Fears for tenants as rental costs rise
A charity has called for more security for tenants, as a survey suggests that the cost of renting rose to a record high in August.
The average cost rose to £734 a month on average in England and Wales, up 2.9% on a year earlier, LSL Property Services said.
August was the fifth month in a row that rents had risen for "frustrated buyers", it said.
Charity Shelter said that landlords should offer long-term contracts.
It said that five-year tenancies should be used to reassure families and allow them to turn "rented houses into homes".
"With a generation priced out of home ownership, renting is the only choice for growing numbers of people," said Shelter chief executive Campbell Robb.
"But with the possibility of eviction with just two months' notice, and constant worries about when the next rent rise will hit, the current rental market is not giving people - particularly families - the stability they need to put down roots.
"The Stable Rental Contract offers renters the stability of a five-year tenancy and gives landlords more confidence in a steady income, all within the existing legal framework."
He added that the contracts should still allow landlords to evict bad tenants, or to sell up, and offer tenants the chance to leave if they gave two months' notice.
Earlier in the week, the Council of Mortgage Lenders said that the market for buying and selling homes remained flat, echoing the UK economy.
Separate figures from HM Revenue and Customs (HMRC) showed that there were 77,000 residential sales in the UK in August, up slightly on the previous two months.
However, this was about half the level of the peak in transactions in late 2006 and early 2007.
The LSL report shows that costs for tenants have been rising.
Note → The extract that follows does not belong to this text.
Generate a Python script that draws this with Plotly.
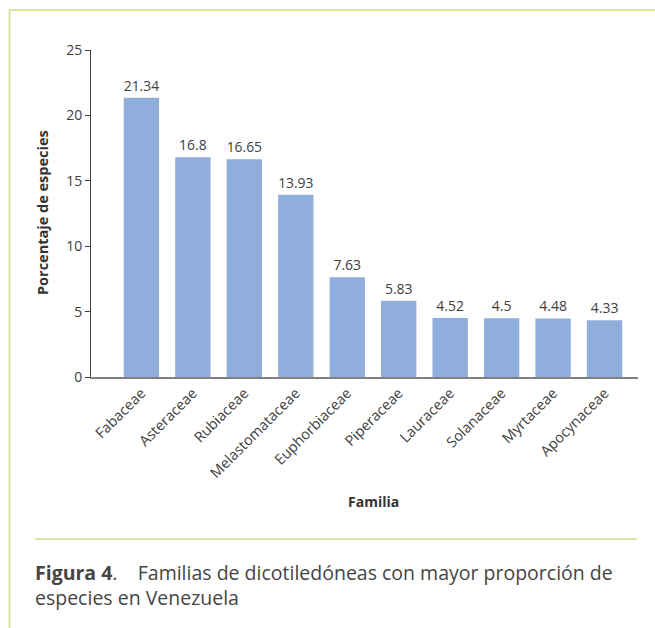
import plotly.graph_objects as go

# Dicot families with the largest share of species in Venezuela
familias = ["Fabaceae", "Asteraceae", "Rubiaceae", "Melastomataceae", "Euphorbiaceae",
            "Piperaceae", "Lauraceae", "Solanaceae", "Myrtaceae", "Apocynaceae"]
porcentaje = [21.34, 16.8, 16.65, 13.93, 7.63, 5.83, 4.52, 4.5, 4.48, 4.33]
y_ticks = [0, 5, 10, 15, 20, 25]

W, H = 655, 628
FONT = "Open Sans"
TXT = "#404040"
GREEN = "#d9e6a3"

# plot area in pixels
x0, x1 = 91, 638
y_top, y_bot = 50, 377

fig = go.Figure(go.Bar(
    x=list(range(len(familias))),
    y=porcentaje,
    width=0.687,
    marker=dict(color="#8FAEDB", line=dict(width=0)),
    text=[f"{v:g}" for v in porcentaje],
    textposition="outside",
    cliponaxis=False,
    textfont=dict(family=FONT, size=14, color=TXT),
))

fig.update_layout(
    width=W, height=H,
    margin=dict(l=0, r=0, t=0, b=0),
    paper_bgcolor="white", plot_bgcolor="white",
    showlegend=False,
    font=dict(family=FONT, color=TXT),
    xaxis=dict(
        domain=[x0 / W, x1 / W],
        range=[-0.98, 9.65],
        automargin=False,
        tickmode="array",
        tickvals=list(range(len(familias))),
        ticktext=familias,
        tickangle=-45,
        tickfont=dict(family=FONT, size=14.5, color=TXT),
        showline=True, linecolor="#808080", linewidth=2,
        ticks="", showgrid=False, zeroline=False,
    ),
    yaxis=dict(
        domain=[(H - y_bot) / H, (H - y_top) / H],
        range=[0, 25],
        automargin=False,
        tickmode="array", tickvals=y_ticks,
        tickfont=dict(family=FONT, size=14, color=TXT),
        showline=True, linecolor="#404040", linewidth=1,
        ticks="outside", ticklen=5, tickcolor="#404040",
        showgrid=False, zeroline=False,
    ),
)

# axis titles
fig.add_annotation(
    text="<b>Porcentaje de especies</b>", x=42 / W, y=(H - 213) / H,
    xref="paper", yref="paper", xanchor="center", yanchor="middle",
    textangle=-90, showarrow=False,
    font=dict(family=FONT, size=14.5, color="#333333"),
)
fig.add_annotation(
    text="<b>Familia</b>", x=373 / W, y=(H - 501) / H,
    xref="paper", yref="paper", xanchor="center", yanchor="middle",
    showarrow=False,
    font=dict(family=FONT, size=14, color="#333333"),
)

# caption
fig.add_annotation(
    text="<b>Figura 4</b>.\u00a0\u00a0\u00a0\u00a0Familias de dicotiledóneas con mayor proporción de<br>especies en Venezuela",
    x=33 / W, y=(H - 585) / H, xref="paper", yref="paper",
    xanchor="left", yanchor="middle", align="left", showarrow=False,
    font=dict(family=FONT, size=19.5, color="#454545"),
)

# frame lines
fig.add_shape(type="line", xref="paper", yref="paper",
              x0=9 / W, x1=1, y0=(H - 10) / H, y1=(H - 10) / H,
              line=dict(color=GREEN, width=2))
fig.add_shape(type="line", xref="paper", yref="paper",
              x0=9.5 / W, x1=9.5 / W, y0=0, y1=(H - 10) / H,
              line=dict(color=GREEN, width=2))
fig.add_shape(type="line", xref="paper", yref="paper",
              x0=35 / W, x1=637 / W, y0=(H - 539) / H, y1=(H - 539) / H,
              line=dict(color=GREEN, width=2))

fig.write_html("out.html")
The average rent in August was 1.2% higher than in July.
The property group, which owns Your Move and Reeds Rains, said that summer was peak season for the rental market, as many new graduates were starting jobs. This added demand on top of those already renting while looking to buy a home.
On a regional basis, five areas - London, the South East of England, the East of England, the North West of England, as well as Yorkshire and the Humber - all recorded record high rent levels, according to the survey.
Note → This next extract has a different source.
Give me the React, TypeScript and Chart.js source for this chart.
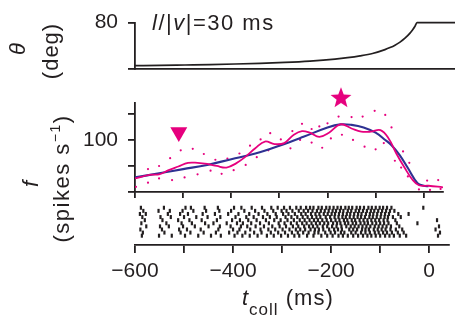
import React, { useEffect, useRef } from "react";
import { Chart, registerables } from "chart.js";

Chart.register(...registerables);

// ---------- data ----------
const xTicks = [-600, -500, -400, -300, -200, -100, 0];
const xTickLabels = ["−600", "", "−400", "", "−200", "", "0"];

const thetaTicks = [0, 40, 80];
const thetaTickLabels = ["", "", "80"];
const thetaTimes = [-600, -550, -500, -450, -400, -350, -300, -250, -200, -175, -150, -125, -100, -90, -80, -70, -60, -50, -45, -40, -36, 0, 40];
const thetaDeg = [5.7, 6.2, 6.9, 7.6, 8.6, 9.8, 11.4, 13.7, 17.1, 19.5, 22.6, 26.7, 33.4, 36.9, 41.1, 46.4, 53.1, 61.9, 67.4, 73.7, 80, 80, 80];

const rateTicks = [0, 50, 100, 150];
const rateTickLabels = ["", "", "100", ""];

const psthTimes = [-600, -570, -550, -530, -510, -490, -470, -450, -430, -410, -390, -370, -350, -330, -310, -290, -270, -253, -237, -217, -197, -173, -150, -130, -110, -90, -73, -57, -40, -23, -10, 10, 40];
const psthRate = [26, 33, 34, 42, 49, 56, 56, 54, 50, 47, 55, 68, 84, 97, 92, 94, 110, 117, 114, 106, 114, 130, 122, 116, 116, 119, 103, 74, 47, 23, 13, 12, 9];

const fitTimes = [-600, -550, -500, -450, -400, -350, -300, -250, -200, -173, -150, -125, -100, -80, -67, -50, -33, -13, 0, 10];
const fitRate = [28, 36, 44, 52, 63, 74, 89, 106, 124, 130, 129, 124, 114, 100, 90, 71, 46, 17, 12, 11];

const upperTimes = [-573, -550, -527, -505, -480, -457, -433, -408, -383, -361, -339, -319, -297, -273, -253, -233, -217, -200, -177, -150, -127, -102, -80, -67, -43, -30, 7, 30];
const upperRate = [44, 50, 65, 80, 83, 73, 62, 64, 74, 89, 101, 113, 101, 117, 131, 121, 126, 132, 145, 144, 145, 156, 148, 124, 78, 56, 22, 23];

const lowerTimes = [-598, -573, -550, -523, -497, -470, -443, -420, -395, -370, -347, -323, -300, -277, -257, -233, -211, -193, -170, -147, -123, -100, -83, -60, -47, -33, -10, 13, 35];
const lowerRate = [10, 18, 26, 23, 28, 34, 41, 35, 42, 52, 67, 80, 90, 84, 100, 95, 85, 103, 110, 100, 87, 82, 94, 60, 47, 30, 5, 4, 6];

const triangleMark = { t: -509, rate: 115 };
const starMark = { t: -172, rate: 181.7 };

const trial1 = [-588, -541, -497, -486, -458, -431, -398, -383, -362, -341, -322, -309, -296, -284, -271, -262, -251, -243, -236, -226, -219, -210, -203, -195, -187, -180, -171, -164, -157, -148, -141, -133, -124, -117, -109, -101, -94, -86, -77, -12];
const trial2 = [-583, -552, -529, -503, -481, -455, -428, -404, -377, -355, -336, -318, -301, -291, -279, -266, -256, -247, -238, -229, -221, -213, -205, -197, -190, -182, -175, -166, -159, -150, -143, -135, -127, -119, -112, -104, -96, -88, -80, -71];
const trial3 = [-590, -578, -533, -508, -492, -462, -437, -410, -389, -367, -348, -330, -313, -298, -287, -274, -261, -252, -241, -232, -224, -215, -207, -199, -192, -184, -176, -168, -161, -153, -145, -138, -129, -121, -114, -106, -98, -90, -82, -63, -42];
const trial4 = [-585, -548, -527, -500, -475, -452, -426, -395, -373, -358, -339, -325, -311, -293, -281, -269, -258, -248, -239, -230, -222, -211, -202, -193, -185, -177, -170, -162, -154, -146, -139, -131, -122, -115, -107, -99, -91, -84, -74, -58];
const trial5 = [-580, -544, -512, -489, -464, -433, -402, -386, -369, -352, -333, -316, -303, -289, -276, -264, -254, -244, -235, -227, -218, -209, -200, -191, -183, -174, -167, -158, -151, -142, -134, -126, -118, -110, -102, -93, -85, -69, 16];
const trial6 = [-587, -536, -505, -484, -457, -440, -413, -392, -380, -363, -345, -327, -307, -295, -282, -270, -259, -250, -240, -231, -223, -214, -206, -196, -188, -181, -172, -165, -156, -149, -140, -132, -125, -116, -108, -100, -92, -83, -66, -24];
const trial7 = [-577, -549, -531, -502, -478, -450, -427, -405, -384, -371, -354, -337, -320, -305, -292, -278, -267, -255, -245, -237, -228, -217, -208, -198, -189, -179, -169, -160, -152, -144, -136, -128, -120, -111, -103, -95, -87, -78, -61, 20];
const trial8 = [-589, -545, -510, -494, -466, -430, -400, -387, -365, -344, -328, -314, -299, -285, -272, -263, -253, -242, -233, -225, -216, -204, -194, -186, -178, -163, -155, -147, -137, -130, -123, -113, -105, -97, -89, -79, -68, -55, 13];
const trial9 = [-584, -540, -507, -487, -460, -435, -408, -391, -375, -357, -342, -323, -308, -294, -280, -268, -257, -246, -234, -226, -212, -201, -192, -180, -173, -159, -150, -139, -130, -121, -111, -103, -94, -86, -76, -64, -52, 22];
const trial10 = [-586, -551, -525, -498, -471, -445, -425, -397, -381, -366, -350, -331, -317, -302, -288, -275, -265, -249, -236, -220, -208, -197, -185, -176, -166, -155, -145, -135, -126, -118, -109, -100, -90, -81, -72, -60, -47, 18];
const trials = [trial1, trial2, trial3, trial4, trial5, trial6, trial7, trial8, trial9, trial10];

// ---------- style ----------
const MAGENTA = "#e6007e";
const BLUE = "#2e3192";
const INK = "#231f20";
const FAMILY = "'Liberation Sans', Arial, Helvetica, sans-serif";
const TICK_FONT = { family: FAMILY, size: 21 };

type Seg = { t: string; italic?: boolean; size?: number; dy?: number };
type TextItem = { segs: Seg[]; x: number; y: number; rotate?: boolean; center?: boolean; size: number; spacing?: number };

function drawItem(ctx: CanvasRenderingContext2D, it: TextItem) {
  ctx.save();
  ctx.translate(it.x, it.y);
  if (it.rotate) ctx.rotate(-Math.PI / 2);
  ctx.fillStyle = INK;
  ctx.textBaseline = "alphabetic";
  ctx.textAlign = "left";
  (ctx as any).letterSpacing = (it.spacing || 0) + "px";
  const fontOf = (s: Seg) => `${s.italic ? "italic " : ""}${s.size || it.size}px ${FAMILY}`;
  const widths = it.segs.map((s) => {
    ctx.font = fontOf(s);
    return ctx.measureText(s.t).width;
  });
  const total = widths.reduce((a, b) => a + b, 0);
  let cx = it.center ? -total / 2 : 0;
  it.segs.forEach((s, i) => {
    ctx.font = fontOf(s);
    ctx.fillText(s.t, cx, s.dy || 0);
    cx += widths[i];
  });
  ctx.restore();
}

function textPlugin(id: string, items: TextItem[]) {
  return {
    id,
    afterDraw(chart: any) {
      items.forEach((it) => drawItem(chart.ctx, it));
    },
  };
}

const pts = (xs: number[], ys: number[]) => xs.map((x, i) => ({ x, y: ys[i] }));

function makeStar(): HTMLCanvasElement {
  const c = document.createElement("canvas");
  c.width = 22;
  c.height = 21;
  const g = c.getContext("2d")!;
  const R = 11;
  const r = R * 0.42;
  const cx = 11;
  const cy = 11.3;
  g.beginPath();
  for (let i = 0; i < 10; i++) {
    const a = -Math.PI / 2 + (i * Math.PI) / 5;
    const rr = i % 2 === 0 ? R : r;
    const px = cx + rr * Math.cos(a);
    const py = cy + rr * Math.sin(a);
    if (i === 0) g.moveTo(px, py);
    else g.lineTo(px, py);
  }
  g.closePath();
  g.fillStyle = MAGENTA;
  g.fill();
  return c;
}

const noPlugins = { legend: { display: false }, tooltip: { enabled: false } };

export default function App() {
  const topRef = useRef<HTMLCanvasElement>(null);
  const midRef = useRef<HTMLCanvasElement>(null);
  const botRef = useRef<HTMLCanvasElement>(null);

  useEffect(() => {
    const setTicks = (vals: number[]) => (s: any) => {
      s.ticks = vals.map((v) => ({ value: v }));
    };

    const top = new Chart(topRef.current!, {
      type: "line",
      data: {
        datasets: [
          {
            data: pts(thetaTimes, thetaDeg),
            borderColor: INK,
            borderWidth: 1.7,
            pointRadius: 0,
            cubicInterpolationMode: "monotone",
            clip: 4,
          } as any,
        ],
      },
      options: {
        responsive: false,
        animation: false,
        events: [],
        layout: { padding: { top: 21, left: 0, right: 0, bottom: 0 } },
        plugins: noPlugins as any,
        scales: {
          x: {
            type: "linear",
            min: -600,
            max: 40,
            ticks: { display: false },
            grid: { display: false },
            border: { display: true, color: INK, width: 1.8 },
            afterFit: (s: any) => {
              s.height = 31;
            },
          } as any,
          y: {
            type: "linear",
            min: 0,
            max: 80,
            afterBuildTicks: setTicks(thetaTicks),
            ticks: {
              callback: (_v: any, i: number) => thetaTickLabels[i],
              font: TICK_FONT,
              color: INK,
              padding: 10,
            },
            grid: { drawOnChartArea: false, tickLength: 7, color: INK, lineWidth: 1.8 },
            border: { display: true, color: INK, width: 1.8 },
            afterFit: (s: any) => {
              s.width = 135;
            },
          } as any,
        },
      },
      plugins: [
        textPlugin("topText", [
          { segs: [{ t: "l", italic: true }, { t: "/|" }, { t: "v", italic: true }, { t: "|=30 ms" }], x: 152, y: 30, size: 22, spacing: 1.5 },
          { segs: [{ t: "θ", italic: true }], x: 25, y: 49, rotate: true, center: true, size: 22 },
          { segs: [{ t: "(deg)" }], x: 58, y: 51, rotate: true, center: true, size: 22, spacing: 1 },
        ]),
      ],
    });

    const star = makeStar();
    const mid = new Chart(midRef.current!, {
      type: "line",
      data: {
        datasets: [
          {
            data: [{ x: triangleMark.t, y: triangleMark.rate }],
            showLine: false,
            pointStyle: "triangle",
            pointRotation: 180,
            pointRadius: 9.8,
            pointBackgroundColor: MAGENTA,
            pointBorderWidth: 0,
            clip: false,
          } as any,
          {
            data: [{ x: starMark.t, y: starMark.rate }],
            showLine: false,
            pointStyle: star,
            pointRadius: 11,
            clip: false,
          } as any,
          {
            data: pts(psthTimes, psthRate),
            borderColor: MAGENTA,
            borderWidth: 1.8,
            pointRadius: 0,
            tension: 0.4,
          } as any,
          {
            data: pts(fitTimes, fitRate),
            borderColor: BLUE,
            borderWidth: 2.1,
            pointRadius: 0,
            tension: 0.4,
          } as any,
          {
            data: pts(upperTimes, upperRate),
            showLine: false,
            pointRadius: 1.1,
            pointBackgroundColor: MAGENTA,
            pointBorderWidth: 0,
          } as any,
          {
            data: pts(lowerTimes, lowerRate),
            showLine: false,
            pointRadius: 1.1,
            pointBackgroundColor: MAGENTA,
            pointBorderWidth: 0,
          } as any,
        ],
      },
      options: {
        responsive: false,
        animation: false,
        events: [],
        layout: { padding: { top: 28, left: 0, right: 0, bottom: 0 } },
        plugins: noPlugins as any,
        scales: {
          x: {
            type: "linear",
            min: -600,
            max: 40,
            afterBuildTicks: setTicks(xTicks),
            ticks: { display: false },
            grid: { drawOnChartArea: false, tickLength: 6, color: INK, lineWidth: 1.8 },
            border: { display: true, color: INK, width: 1.8 },
            afterFit: (s: any) => {
              s.height = 63;
            },
          } as any,
          y: {
            type: "linear",
            min: 0,
            max: 171,
            afterBuildTicks: setTicks(rateTicks),
            ticks: {
              callback: (_v: any, i: number) => rateTickLabels[i],
              font: TICK_FONT,
              color: INK,
              padding: 10,
            },
            grid: { drawOnChartArea: false, tickLength: 7, color: INK, lineWidth: 1.8 },
            border: { display: true, color: INK, width: 1.8 },
            afterFit: (s: any) => {
              s.width = 135;
            },
          } as any,
        },
      },
      plugins: [
        textPlugin("midText", [
          { segs: [{ t: "f", italic: true }], x: 38, y: 109, rotate: true, center: true, size: 22 },
          { segs: [{ t: "(spikes s" }, { t: "−1", size: 14, dy: -9 }, { t: ")" }], x: 69, y: 103.5, rotate: true, center: true, size: 22, spacing: 1.5 },
        ]),
      ],
    });

    const rasterPoints: { x: number; y: number }[] = [];
    trials.forEach((row, i) => row.forEach((t) => rasterPoints.push({ x: t, y: i + 1 })));

    const bot = new Chart(botRef.current!, {
      type: "scatter",
      data: {
        datasets: [
          {
            data: rasterPoints,
            pointStyle: "line",
            pointRotation: 90,
            pointRadius: 2,
            pointBorderColor: INK,
            pointBorderWidth: 2.2,
            clip: false,
          } as any,
        ],
      },
      options: {
        responsive: false,
        animation: false,
        events: [],
        layout: { padding: { top: 5, left: 135, right: 0, bottom: 0 } },
        plugins: noPlugins as any,
        scales: {
          x: {
            type: "linear",
            min: -600,
            max: 40,
            afterBuildTicks: setTicks(xTicks),
            ticks: {
              callback: (_v: any, i: number) => xTickLabels[i],
              font: TICK_FONT,
              color: INK,
              padding: 6,
              autoSkip: false,
              maxRotation: 0,
            },
            grid: { drawOnChartArea: false, tickLength: 8, color: INK, lineWidth: 1.8 },
            border: { display: true, color: INK, width: 1.8 },
            afterFit: (s: any) => {
              s.height = 75;
            },
          } as any,
          y: {
            type: "linear",
            display: false,
            min: 0.5,
            max: 13,
            reverse: true,
          } as any,
        },
      },
      plugins: [
        textPlugin("botText", [
          { segs: [{ t: "t", italic: true }, { t: "coll", size: 17, dy: 10 }, { t: " (ms)" }], x: 242, y: 105, size: 22, spacing: 1 },
        ]),
      ],
    });

    return () => {
      top.destroy();
      mid.destroy();
      bot.destroy();
    };
  }, []);

  const abs = (t: number): React.CSSProperties => ({ position: "absolute", left: 0, top: t, display: "block" });

  return (
    <div style={{ position: "fixed", left: 0, top: 0, width: 455, height: 320, background: "#fff", overflow: "hidden" }}>
      <canvas ref={topRef} width={455} height={100} style={abs(0)} />
      <canvas ref={midRef} width={455} height={180} style={abs(75)} />
      <canvas ref={botRef} width={455} height={120} style={abs(200)} />
    </div>
  );
}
The proportion of those in rental properties who were behind with payments to landlords fell slightly to 9% at the end of August, LSL said.
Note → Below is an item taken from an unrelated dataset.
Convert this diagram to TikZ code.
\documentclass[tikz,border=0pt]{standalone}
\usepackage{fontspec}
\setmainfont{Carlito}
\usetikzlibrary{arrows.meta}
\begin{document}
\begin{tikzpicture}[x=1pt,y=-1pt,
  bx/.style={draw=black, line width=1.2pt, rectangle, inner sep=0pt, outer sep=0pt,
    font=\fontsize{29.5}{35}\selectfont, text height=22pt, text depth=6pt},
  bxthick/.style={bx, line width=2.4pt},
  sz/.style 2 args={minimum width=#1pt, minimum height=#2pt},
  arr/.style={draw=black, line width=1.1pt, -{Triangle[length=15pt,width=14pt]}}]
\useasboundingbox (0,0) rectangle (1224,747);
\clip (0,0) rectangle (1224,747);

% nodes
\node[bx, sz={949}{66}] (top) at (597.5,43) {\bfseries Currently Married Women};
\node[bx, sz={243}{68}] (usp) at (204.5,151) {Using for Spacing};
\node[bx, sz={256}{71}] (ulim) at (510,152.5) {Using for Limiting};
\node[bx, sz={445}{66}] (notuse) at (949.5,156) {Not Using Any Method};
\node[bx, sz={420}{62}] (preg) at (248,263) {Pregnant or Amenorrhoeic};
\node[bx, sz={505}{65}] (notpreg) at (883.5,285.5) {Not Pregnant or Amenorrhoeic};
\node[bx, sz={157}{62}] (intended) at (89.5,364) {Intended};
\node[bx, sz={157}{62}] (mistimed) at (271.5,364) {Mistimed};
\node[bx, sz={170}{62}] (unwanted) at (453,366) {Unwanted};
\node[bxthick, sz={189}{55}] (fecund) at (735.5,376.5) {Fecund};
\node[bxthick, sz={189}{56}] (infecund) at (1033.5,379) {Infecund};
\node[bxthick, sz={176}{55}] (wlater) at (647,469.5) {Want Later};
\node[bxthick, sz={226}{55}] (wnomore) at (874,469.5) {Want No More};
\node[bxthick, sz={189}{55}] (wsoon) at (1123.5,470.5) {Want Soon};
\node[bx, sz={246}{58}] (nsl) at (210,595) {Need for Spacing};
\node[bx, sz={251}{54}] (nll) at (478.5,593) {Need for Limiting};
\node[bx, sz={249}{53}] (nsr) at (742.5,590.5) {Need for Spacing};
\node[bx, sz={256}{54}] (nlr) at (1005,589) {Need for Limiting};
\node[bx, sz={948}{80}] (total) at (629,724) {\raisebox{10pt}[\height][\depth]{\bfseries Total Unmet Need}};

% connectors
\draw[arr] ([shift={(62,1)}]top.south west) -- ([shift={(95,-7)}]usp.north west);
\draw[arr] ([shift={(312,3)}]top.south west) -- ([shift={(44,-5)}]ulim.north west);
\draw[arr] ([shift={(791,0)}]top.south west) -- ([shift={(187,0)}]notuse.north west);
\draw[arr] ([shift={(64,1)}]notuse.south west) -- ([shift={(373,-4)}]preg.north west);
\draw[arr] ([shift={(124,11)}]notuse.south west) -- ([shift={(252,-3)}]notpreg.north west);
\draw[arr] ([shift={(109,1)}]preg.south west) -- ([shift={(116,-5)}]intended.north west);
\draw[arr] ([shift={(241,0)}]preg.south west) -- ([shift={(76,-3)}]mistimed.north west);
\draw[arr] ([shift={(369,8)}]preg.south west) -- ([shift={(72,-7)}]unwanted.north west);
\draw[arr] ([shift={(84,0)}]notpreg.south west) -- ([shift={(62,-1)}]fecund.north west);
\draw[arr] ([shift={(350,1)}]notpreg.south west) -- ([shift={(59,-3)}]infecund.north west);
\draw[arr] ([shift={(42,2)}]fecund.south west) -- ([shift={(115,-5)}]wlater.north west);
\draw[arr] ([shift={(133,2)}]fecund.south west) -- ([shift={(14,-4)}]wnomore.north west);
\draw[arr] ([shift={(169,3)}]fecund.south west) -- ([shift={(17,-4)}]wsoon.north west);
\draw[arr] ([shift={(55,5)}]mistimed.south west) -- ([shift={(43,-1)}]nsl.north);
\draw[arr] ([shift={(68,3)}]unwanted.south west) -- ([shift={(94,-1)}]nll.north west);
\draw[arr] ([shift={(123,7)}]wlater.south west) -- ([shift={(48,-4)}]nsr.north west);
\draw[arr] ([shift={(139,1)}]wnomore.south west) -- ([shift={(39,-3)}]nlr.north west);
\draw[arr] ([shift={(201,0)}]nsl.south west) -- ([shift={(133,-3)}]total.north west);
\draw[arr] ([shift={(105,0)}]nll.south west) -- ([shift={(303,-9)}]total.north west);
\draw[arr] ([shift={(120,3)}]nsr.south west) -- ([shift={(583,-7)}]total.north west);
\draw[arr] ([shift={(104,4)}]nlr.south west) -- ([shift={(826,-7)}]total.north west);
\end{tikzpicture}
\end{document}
The LSL survey is based on a survey of 18,000 properties from LSL records.
Concerns have been raised by the government's principal adviser on statistics about the lack of figures on the rental market.
National Statistician Jil Matheson said that the absence of a UK-wide official private rental index was a "key gap" in data on the housing market.
"Good quality statistics are essential for making informed decisions on housing, from central government planning to private individuals deciding whether to move, rent or buy," she said.